Approximately an hour from Belize City, access to the cave is tightly controlled by the Belizean government. As such, there is a limited number of guides authorized to take groups into the cave. I toured with Mayawalk, who were the first guides allowed to enter the cave. Located under a mountain in the Tapir Mountain Nature Reserve, tours hike through the jungle and cross three rivers to reach the entrance to the cave.
The Maya believed caves brought them closer to the gods and were the entrance to the underworld. They feared to go too deep, and evidence of their ceremonies deep in the cave showed their increasing desperation. Many of the earthenware still in the cave have been dated to the time when changed weather patterns made growing crops difficult, and it is believed the Mayans were summoning rain.
While the cave also contains several skeletons, not all are revealed on the tour. The most famous is the one from which the cave derives its name, The Crystal Maiden. A complete skeleton still resting in the position which she died, a thousand years of calcite giving her a crystal-like appearance.
It is a humbling experience to travel through that cave, with no sense of the passing of time and no light except a headtorch, and imagine how it must have been for the Mayan’s a thousand years before. I am uncomfortable in caves, and it is not an experience I would repeat, but it was an incredible experience I am not sorry to have had.
One of the wildest adventures I have been on is my journey to Caracol. Traveling to Caracol without a guide can be done, but it definitely is not for the faint of heart. As a solo female traveler, I got a lot of questions about why I was doing the trek by myself. Even my adrenaline-junkie self was in for a complete surprise.
The trek to Caracol isn’t easy. It requires 3+ hours of driving treacherous terrain and being escorted by the Belizean Defence Force. Once on-site, there will be guards roaming the ruins to make sure everyone is safe.
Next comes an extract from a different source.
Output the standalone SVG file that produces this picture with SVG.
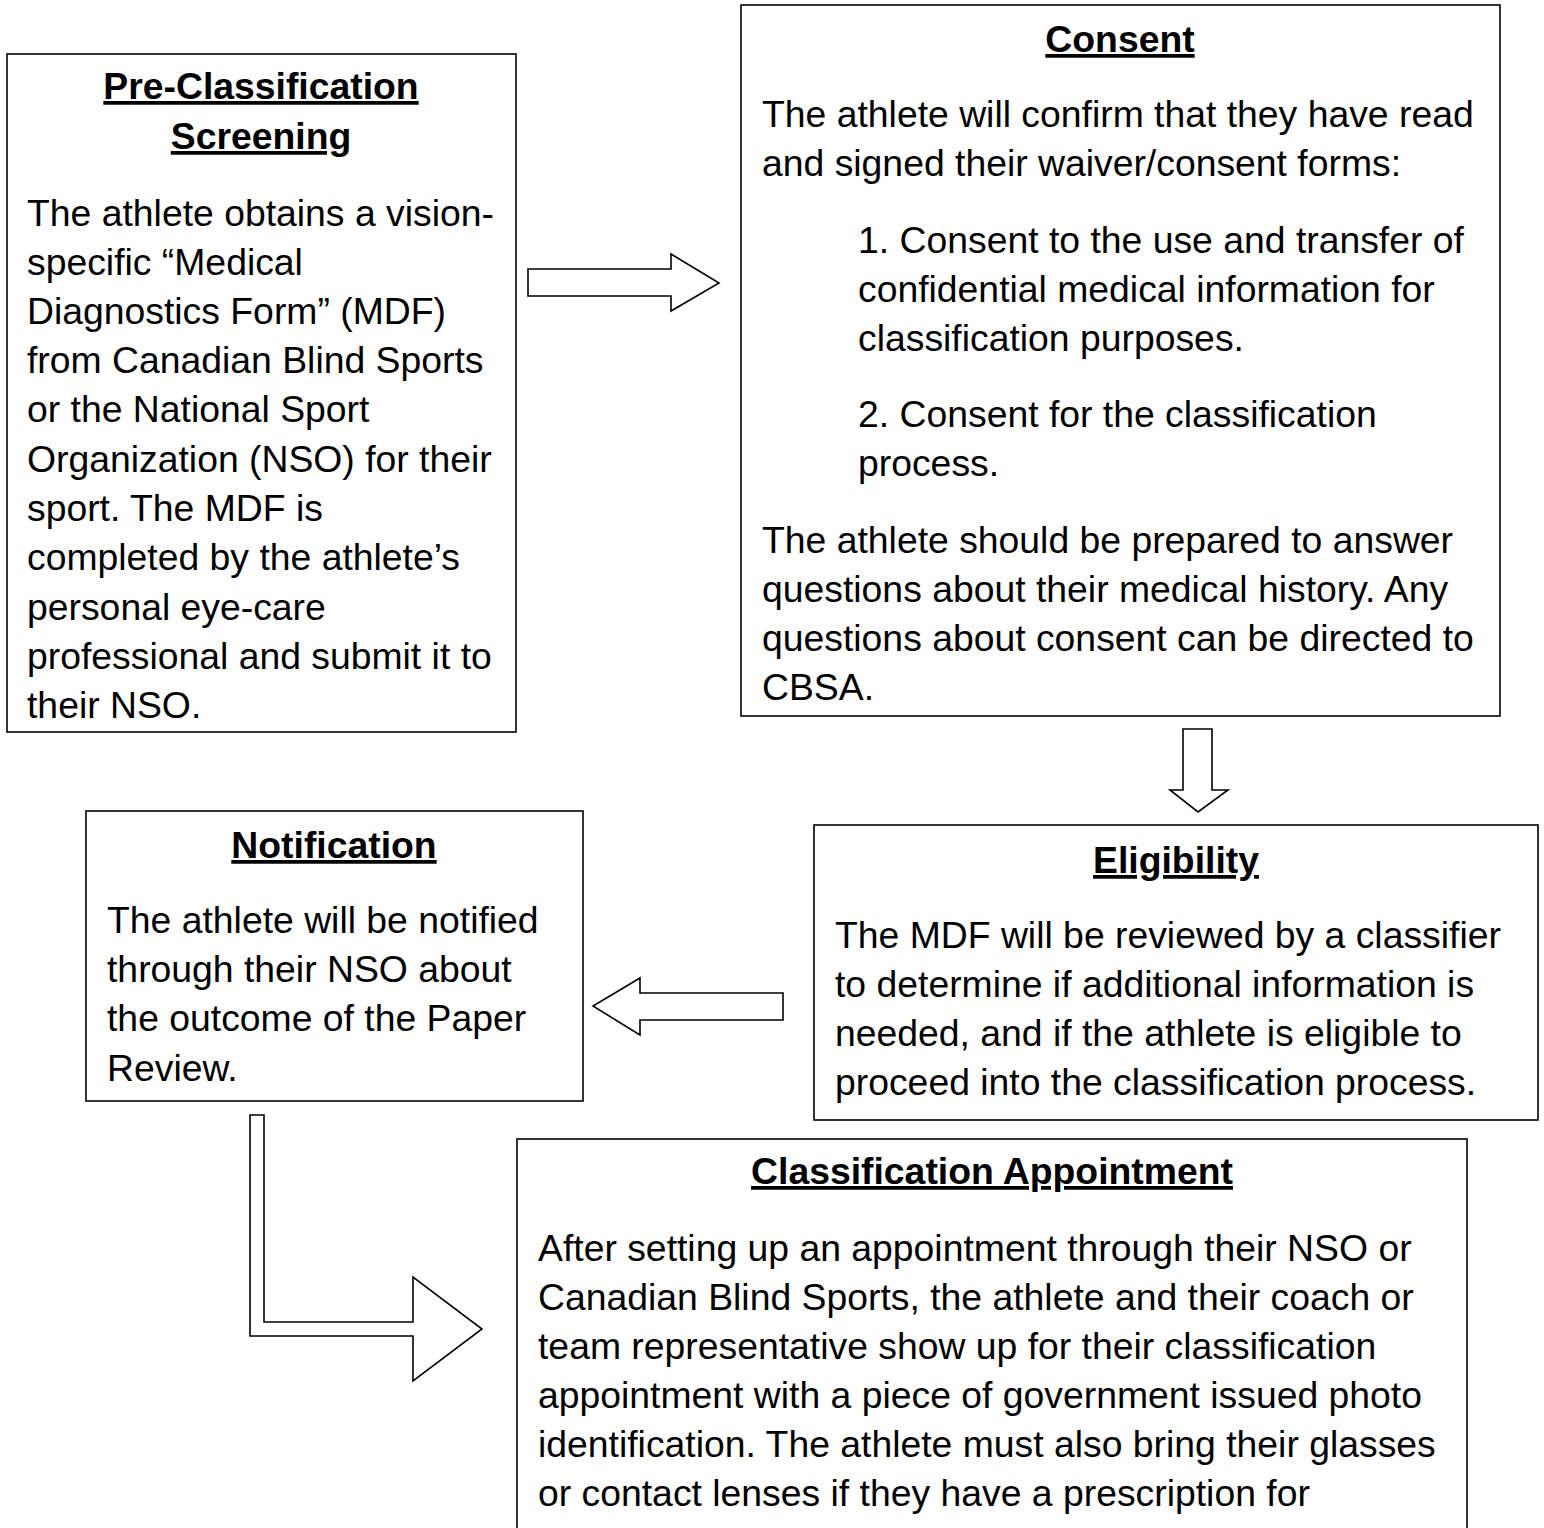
<svg xmlns="http://www.w3.org/2000/svg" width="1544" height="1528" viewBox="0 0 1544 1528">
<style>
.box{fill:#fff;stroke:#000;stroke-width:1.6}
.arr{fill:#fff;stroke:#000;stroke-width:1.6;stroke-linejoin:miter}
text{font-family:"Liberation Sans",Arial,sans-serif;font-size:37.33px;fill:#000}
.h{font-weight:bold;text-anchor:middle;text-decoration:underline}
</style>
<rect width="1544" height="1528" fill="#fff"/>
<g id="connectors">
<polygon class="arr" points="528,269 671,269 671,254 719,283 671,311 671,296 528,296"/>
<polygon class="arr" points="1183,729 1212,729 1212,790 1228,790 1198,812 1170,790 1183,790"/>
<polygon class="arr" points="783,993 640,993 640,978 593,1006 640,1035 640,1020 783,1020"/>
<polygon class="arr" points="250,1115 264,1115 264,1322 413,1322 413,1277 482,1329 413,1381 413,1336 250,1336"/>
</g>
<g id="pre-classification">
<rect class="box" x="7" y="54" width="509" height="678"/>
<text class="h" x="261" y="99">Pre-Classification</text>
<text class="h" x="261" y="149">Screening</text>
<text x="27" y="226">The athlete obtains a vision-</text>
<text x="27" y="275">specific “Medical</text>
<text x="27" y="324">Diagnostics Form” (MDF)</text>
<text x="27" y="373">from Canadian Blind Sports</text>
<text x="27" y="422">or the National Sport</text>
<text x="27" y="472">Organization (NSO) for their</text>
<text x="27" y="521">sport. The MDF is</text>
<text x="27" y="570">completed by the athlete’s</text>
<text x="27" y="620">personal eye-care</text>
<text x="27" y="669">professional and submit it to</text>
<text x="27" y="718">their NSO.</text>
</g>
<g id="consent">
<rect class="box" x="741" y="5" width="759" height="711"/>
<text class="h" x="1120" y="52">Consent</text>
<text x="762" y="127">The athlete will confirm that they have read</text>
<text x="762" y="176">and signed their waiver/consent forms:</text>
<text x="858" y="253">1. Consent to the use and transfer of</text>
<text x="858" y="302">confidential medical information for</text>
<text x="858" y="351">classification purposes.</text>
<text x="858" y="427">2. Consent for the classification</text>
<text x="858" y="476">process.</text>
<text x="762" y="553">The athlete should be prepared to answer</text>
<text x="762" y="602">questions about their medical history. Any</text>
<text x="762" y="651">questions about consent can be directed to</text>
<text x="762" y="700">CBSA.</text>
</g>
<g id="notification">
<rect class="box" x="86" y="811" width="497" height="290"/>
<text class="h" x="334" y="858">Notification</text>
<text x="107" y="933">The athlete will be notified</text>
<text x="107" y="982">through their NSO about</text>
<text x="107" y="1031">the outcome of the Paper</text>
<text x="107" y="1081">Review.</text>
</g>
<g id="eligibility">
<rect class="box" x="814" y="825" width="724" height="295"/>
<text class="h" x="1176" y="873">Eligibility</text>
<text x="835" y="948">The MDF will be reviewed by a classifier</text>
<text x="835" y="997">to determine if additional information is</text>
<text x="835" y="1046">needed, and if the athlete is eligible to</text>
<text x="835" y="1095">proceed into the classification process.</text>
</g>
<g id="classification-appointment">
<rect class="box" x="517" y="1139" width="950" height="420"/>
<text class="h" x="992" y="1184">Classification Appointment</text>
<text x="538" y="1261">After setting up an appointment through their NSO or</text>
<text x="538" y="1310">Canadian Blind Sports, the athlete and their coach or</text>
<text x="538" y="1359">team representative show up for their classification</text>
<text x="538" y="1408">appointment with a piece of government issued photo</text>
<text x="538" y="1457">identification. The athlete must also bring their glasses</text>
<text x="538" y="1506">or contact lenses if they have a prescription for</text>
</g>
</svg>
As a female solo traveler, the guards often approached me to make sure that I felt safe. One guard even took the time to escort me around a part of the plaza and tell me the history he knew about the ruins.
I preface my experience with all this information because this is what made Caracol the most memorable stop on my road trip. Compared to the other Mayan ruin sites that I visited, Caracol dwarfed them in size and also in leaving a lasting impression.
At the height of its reign, Caracol had more than 36,000 structures. Caracol is also famously known for defeating neighboring Mayan civilization Tikal. After that battle, historians found influences from Caracol in the site’s architecture and layout.
Caracol is a hidden gem in Belize and deserves a full-day in your Belize itinerary.
Belize is known as a small country graced with beautiful beaches and is an affordable stop on Caribbean cruises. But this small country is much more than that. The amount of vibrant culture and experiences that this country has is unlike anything I’ve experienced on my travel in Latin America. Steer clear of all the tourist traps on your Belize vacation and seek out experiences that will appreciate Belize’s eclectic and profound cultural traditions, including those of their Mayan ancestors. These are the best Mayan ruin sites to help you experience the real, authentic Belizean experience.